Na ocasião, o goleiro não escondeu sua alegria com a pelada, acompanhada por centenas de pessoas:
- Isso nos dá muita força. Não tem preço. Essas pessoas só nos conhecem
pela televisão e faço de coração. Não custa nada. Acho que isso mostra o
comportamento de um ídolo de verdade. Esse contato é fundamental para
eles.
No depoimento dado em seu julgamento no início deste mês, Bruno contou
que foi a três festas e participou de uma partida de futebol com o time
100% nos dias seguintes à morte de Eliza Samudio.

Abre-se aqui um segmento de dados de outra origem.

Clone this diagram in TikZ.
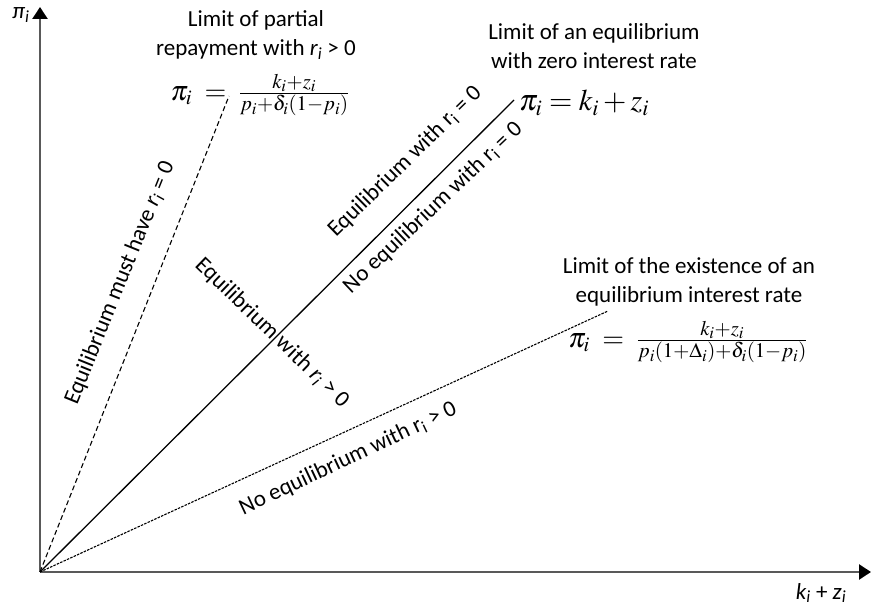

O goleiro revelou que
na noite do crime viajou para o Rio de Janeiro e que, no dia seguinte,
foi a uma festa de Vagner Love e também a outro evento, em Angra dos
Reis. Dois dias depois do assassinato, ele participou do jogo da equipe
de Ribeirão das Neves e também de mais uma festa com os jogadores, em
uma casa alugada.
A viagem para Angra relatada por Bruno também contou com a presença do
100% e aconteceu na casa de Fernanda Gomes de Castro. Ex-namorada do
jogador, ela teve seu nome envolvido no caso Eliza Samudio, sendo
acusada de participação no sequestro e cárcere privado da vítima e de
Bruninho. Fernanda chegou a ficar quatro meses presa.
- Chegamos em Angra, na casa da Fernanda, parecia um sonho. O Bruno
dizia: “Pode ficar à vontade”. Fizemos passeio de lancha, curtimos
muito. A família 100% parabenizou o Bruno, que tinha sido campeão
brasileiro (no ano anterior), e agradecemos pela força que nos dava. Ele
se emocionou muito e disse que ajudava os moleques a se divertir,
brincar e rir. E completou: “Faço não é por interesse, fui moleque e
estive onde vocês estão. Ano que vem, o 100% não estará no Rio, não. Nós
vamos para a Itália” – recordou Ratinho.
À época, Bruno encaminhava uma possível negociação com Milan.
Assassinato vem à tona e bomba atinge 100%
Poucos dias depois do retorno do 100% do Rio para Belo Horizonte, o
nome de Bruno foi envolvido no sumiço de Eliza Samudio. Posteriormente, o
de Macarrão.
- Aí é a parte triste da história. Viemos embora e apareceu a notícia.
Os fortes ficaram, os fracos foram embora, pois só queriam a época das
vacas gordas do 100%. É como uma partida de futebol: tem que estar
pronto para ganhar e perder. Eu pensei: não sei o que aconteceu com meus
amigos, não posso julgar, só Deus. Independentemente da situação, vão
ser meus amigos para o resto da vida – recordou Ratinho.
Ex-goleiro Bruno foi condenado a 22 anos e três meses de prisão (Foto: Renata Caldeira / TJMG)
Roberto Silva completa:
- Tomamos muito murro na cara.
Elenilson, ex-caseiro de Bruno, e Wemerson Marques de Souza, conhecido como Coxinha, deixaram o time.
O 100%, agora, luta por patrocínios que possam reerguer o time. Uma
quantia que seja para pagar o “bicho” dos jogos já ajuda. As negociações
começaram.
Aos 29 anos, Ratinho lembra os momentos proporcionados por Bruno.
Festas e mais festas no sítio em Esmeralda, apontado pela polícia como
local do cárcere privado de Eliza.
O sonho de ser jogador profissional foi deixado de lado, mas Ratinho
continua à frente do 100%, disputa jogos amistosos e tem um salão de
corte de cabelos pintado com salmos evangélicos e paredes verde e
branca, cores do time de coração. E da paz e esperança.
Vamos sempre ser uma família. Levantamos a cabeça, estamos nos
reerguendo. Eles (Bruno e Macarrão) sempre vão estar na família 100%"
Ratinho
Apesar da condenação de Bruno (22 anos e três meses) e Macarrão (15
anos) pela participação na morte de Eliza Samudio, o amigo do goleiro
diz:
- Vamos sempre ser uma família. Levantamos a cabeça, estamos nos
reerguendo. Eles sempre vão estar na família 100%. Não sei o destino
deles depois disso tudo, mas serão sempre meus amigões.
E, mesmo sem Bruno, a “vaquinha” tem deixado a carne moída de lado e
garantido o churrasco de qualidade do 100% depois das partidas.
- Diziam: “Agora, acabou a mamata, né?”. Mas o 100% é uma família. Churrasco para nós é tradição. Comemos picanha, sim.